NMW will have a negative effect
AFTER signing an agreement to introduce a 2018 national minimum wage (NMW) of R20/hour, Deputy President Cyril Ramaphosa stated: “(The NMW) could have been lifted to any number you choose, but this would have had dire consequences with a huge loss of jobs.”
Ramaphosa is content to see some job losses, but just not “huge” job losses. That he is content to see some job losses but not a “huge” amount must be of little consolation for those who will be affected and forced to join the ranks of the more than 9 million currently unemployed.
In a shockingly ironic twist, the parties at the National Economic Development and Labour Council, have been tasked with, among other things, deciding whether government employees employed under the Expanded Public Works Programme (EPWP) should be included in the NMW agreement.
Devout communist and Deputy Minister of Public Works, Jeremy Cronin states: “Presently they (EPWP employees) are paid R83 a day.

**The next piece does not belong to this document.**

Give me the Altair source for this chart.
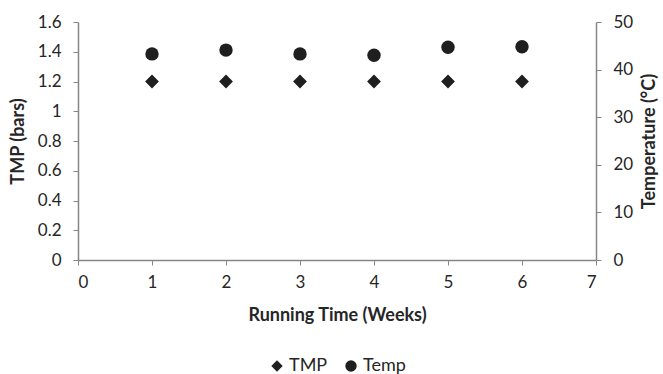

If we (the government) increase that to R20 an hour, 310 000 (people) will be out of work opportunities in a year… If we pay R20 an hour, the government will have to find an extra R10 billion. In the current (economic) situation, that is not going to happen.”
What’s good for the goose is apparently not good for the gander.
The most ardent supporters of minimum wages are those who already have jobs, politicians seeking to win votes, and trade unions that stand to gain when their members’ wages increase. Whether or not these groups understand it, the NMW is a massive barrier to entry, protecting those lucky enough to have a job. NMW champions claim it will reduce inequality. It will not, and claiming it will, cruelly mocks the millions – especially the unskilled and inexperienced – who might have had jobs were they not priced out of the labour market.
Forcing up the wages of the working poor will not permanently solve the problem of, for example, South Africa’s failed education system. There are approximately 36 million people in South Africa of working age, but more than 60% have education levels of less than matric. Typically, higher levels of education attainment are associated with improved labour force participation rates and higher labour absorption and consequently lower rates of unemployment.
A costly additional layer of regulation will only serve to worsen the unemployment problem. A legislated national minimum wage will have a disparately negative effect on the employment prospects of most new entrants into the labour market and the unemployed – who are typically young black people.
Last year, Labour Minister Mildred Oliphant expressed concern about the number of retrenchments that might follow after the implementation of the NMW. She is right to be concerned. The National Treasury has warned that a minimum wage of over R3 000 per month would result in over 700 000 jobs losses. After all, employers respond rationally and predictably to a rise in labour costs – they either mechanise and employ fewer people, reduce the hours of existing employees, or do a combination of both. Some employers may choose to forgo profits but this will stall investment in their businesses, which will halt any expansion – so they won’t take on any additional workers and existing workers’ wages will stagnate. To cover the increased wage payments, employers will have no choice but to raise the price of their goods and services. But it’s not rich people who will suffer, they can easily afford to pay a few extra rands. It’s the poor who will suffer the most because they are far more sensitive to even minor changes in prices.
We can also expect to see more people forced into the informal and underground sectors of the economy, which will have the perverse effect of reducing the amount of protection for the poorest and most marginalised members of society.
The most principled case against a national minimum wage is that it is morally wrong. Even one person made unemployable, is sufficient reason to oppose such a policy. No matter how well-intended, a national minimum wage will harm the very people it pretends to assist and exacerbate poverty and inequality in this country.
At the current projected levels of economic growth (1.3%), incomes will double roughly every 55 years, which is clearly too long a period to substantially address South Africa’s unacceptably high levels of poverty. In contrast, at a higher level of economic growth, say 5%, which is the level targeted in the National Development Plan; incomes will double every 14 years. If the South African government really cares about the poor, it will adopt policies that are known to foster economic growth. Forcing up wages by government decree does nothing to boost economic growth and productivity and fails to address why people are poor.
Furthermore, exempting government programmes from the NMW will bloat the public sector at the expense of the private sector. When these policies take hold, get ready for many more years of economic stagnation and rising poverty.